What makes this even more grotesque is the context in which it is unfolding. Ireland, while quick to crush Christian dissenters, seems remarkably hesitant to offend newer religious sensibilities. Islam, for instance, is now the country’s third-largest faith. Many Muslims, whose own religious teachings affirm a clear sexual binary, would almost certainly sympathise with Burke’s stance. But unlike devout Christians, they are highly unlikely to be publicly challenged or penalised for their beliefs.
This double standard is not lost on the public. Burke, for all his stubbornness, is not a man of violence. He has not called for censorship, nor for anyone’s dismissal. He simply would not bend the knee. Yet in modern Ireland, such steadfastness is met with official ruin. Meanwhile, the state wraps itself in rainbow flags while nervously avoiding any confrontation with religious minorities whose views on gender are markedly similar to Burke’s. One suspects that, in Ireland’s new secular priesthood, Christian conviction is the only real blasphemy.
The treatment of Burke also speaks to a broader and more disturbing trend across Western Europe. We are seeing the rise of what could only be described as “progressive theocracy”: a regime that enforces its moral dogmas not with holy writ, but with HR policies, judicial orders, and financial ruin. Freedom of conscience—the bedrock of liberal democracy—is quietly being replaced by compelled speech and thought-policing.
Ireland’s political and media establishment, for the most part, remain shamefully silent. To question the logic of Burke’s persecution is to risk being labelled a bigot. But where are the supposed defenders of civil liberties? Where are the human rights watchdogs? Had Burke been an atheist teacher jailed for refusing to say grace before meals, the global outcry would be deafening.

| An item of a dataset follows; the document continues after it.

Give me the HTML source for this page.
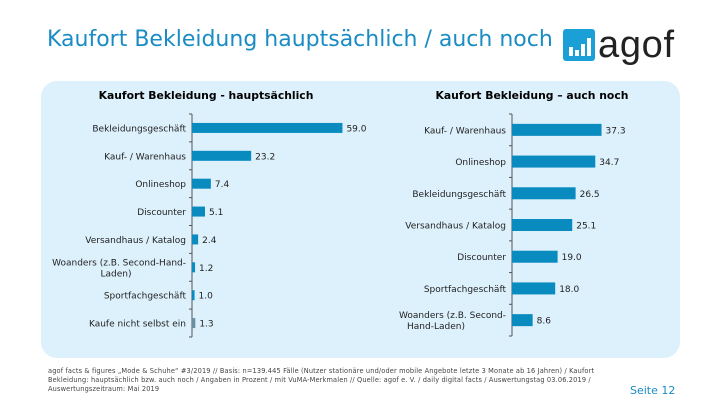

In many ways, this silence is more frightening than the punishment itself. It suggests that Burke is not merely a victim of state overreach, but of a societal shift—a collective abandonment of the principles that once defined the West. The freedom to dissent, to follow one’s conscience, to speak what one believes to be true: all of these are now conditional upon whether that speech aligns with the ruling ideology.

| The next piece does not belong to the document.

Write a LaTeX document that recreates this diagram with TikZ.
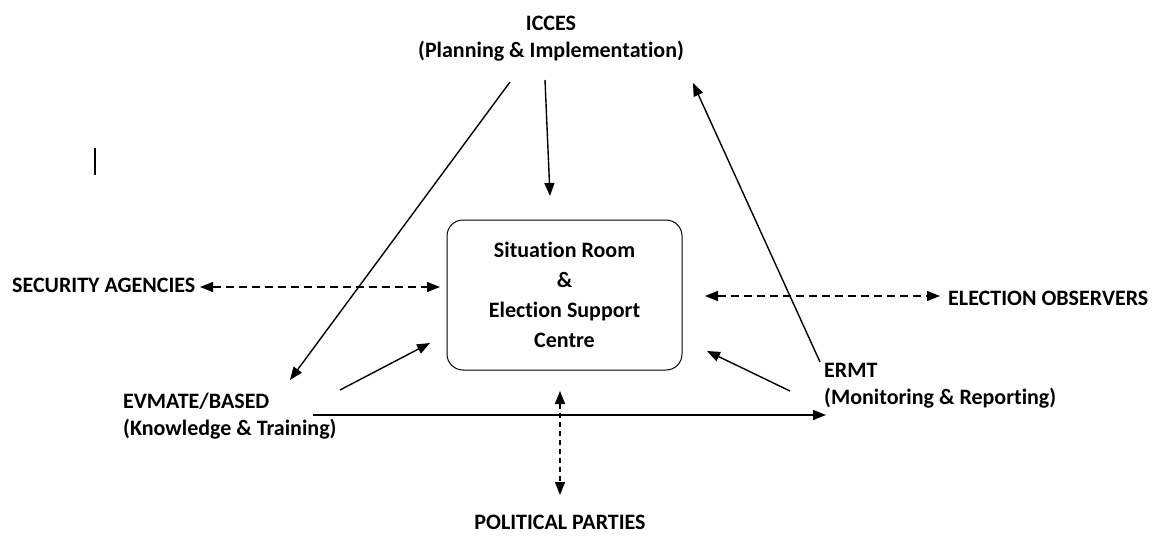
\documentclass[tikz,border=0pt]{standalone}
\usepackage{fontspec}
\setmainfont{Carlito}[RawFeature=-liga]
\usetikzlibrary{arrows.meta}
\begin{document}
\begin{tikzpicture}[x=1pt,y=-1pt,
  lbl/.style={font=\fontsize{22}{27}\selectfont\bfseries, inner sep=0pt},
  tip/.style={},
  arr/.style={line width=1.4pt, -{Triangle[length=13pt,width=10pt]}},
  darr/.style={line width=1.4pt, dash pattern=on 8pt off 5pt, {Triangle[length=13pt,width=10pt]}-{Triangle[length=13pt,width=10pt]}},
  dotarr/.style={line width=1.4pt, dash pattern=on 5pt off 4pt, {Triangle[length=13pt,width=10pt]}-{Triangle[length=13pt,width=10pt]}},
  roombox/.style={draw, line width=1pt, rounded corners=16pt, minimum width=235pt, minimum height=150pt, align=center, font=\fontsize{22}{30}\selectfont\bfseries}
]
\useasboundingbox (0,0) rectangle (1153,540);
% texts
\node[lbl, align=center] (icces) at (551,39) {ICCES\\(Planning \& Implementation)};
\node[roombox] (room) at (564.5,295) {Situation Room\\\&\\Election Support\\Centre};
\node[lbl, anchor=west] (sec) at (12,285) {SECURITY AGENCIES};
\node[lbl, anchor=west] (obs) at (948,298) {ELECTION OBSERVERS};
\node[lbl, anchor=west, align=left] (evm) at (123,416) {EVMATE/BASED\\(Knowledge \& Training)};
\node[lbl, anchor=west, align=left] (ermt) at (824,386) {ERMT\\(Monitoring \& Reporting)};
\node[lbl] (pol) at (560,522) {POLITICAL PARTIES};
% connector end points
\coordinate (iA) at (510,82);
\coordinate (eA) at (290,380);
\coordinate (iB) at (545,80);
\coordinate (rT) at (550,196);
\coordinate (rA) at (820,362);
\coordinate (iC) at (693,83);
\coordinate (eB) at (340,390);
\coordinate (rL) at (430,343);
\coordinate (rB) at (790,391);
\coordinate (rR) at (707,351);
\coordinate (eC) at (313,415);
\coordinate (rC) at (826,415);
\coordinate (sL) at (200,287);
\coordinate (sR) at (440,287);
\coordinate (oL) at (705,296);
\coordinate (oR) at (940,296);
\coordinate (pT) at (560,391);
\coordinate (pB) at (560,495);
% connectors
\draw[arr] (iA) -- (eA);
\draw[arr] (iB) -- (rT);
\draw[arr] (rA) -- (iC);
\draw[arr] (eB) -- (rL);
\draw[arr] (rB) -- (rR);
\draw[arr] (eC) -- (rC);
\draw[darr] (sL) -- (sR);
\draw[darr] (oL) -- (oR);
\draw[dotarr] (pT) -- (pB);
% stray cursor mark
\coordinate (cT) at (95,148);
\coordinate (cB) at (95,175);
\draw[line width=2pt] (cT) -- (cB);
\end{tikzpicture}
\end{document}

It is no longer enough to tolerate new social norms. You must celebrate them, enforce them, and actively punish those who don’t. The Irish authorities could have allowed Burke to quietly decline participation and found a compromise. Instead, they chose to make an example of him. The message is clear: “Think as we do—or suffer.”
There is a bitter irony in the fact that this drama is unfolding in a country so proud of its hard-won independence. Having shaken off the yoke of colonial rule and broken with the authoritarianism of the Catholic hierarchy, Ireland now finds itself ensnared in a different kind of tyranny—one of ideological conformity masquerading as tolerance.
Burke’s defiance, whether one agrees with his views or not, should be recognised for what it is: a defence of conscience in an age that no longer values it. His story ought to trouble anyone who believes in the freedom to dissent, particularly within institutions that claim to value diversity.
For if we cannot tolerate the existence of a teacher who speaks what he believes to be true—without mobbing him, jailing him, and destroying his livelihood—then we are not a liberal society at all. We are merely a polite totalitarianism, armed not with truncheons but with tribunals and fines.
Ireland must decide whether it will continue down this path. If Burke’s case stands, it will not be the last. Today it is a Christian schoolteacher. Tomorrow it may be a feminist academic. Or a gay rights advocate who objects to the trans agenda. Ideological purges do have a way of devouring their own.
Enoch Burke is not a martyr. But he is a warning.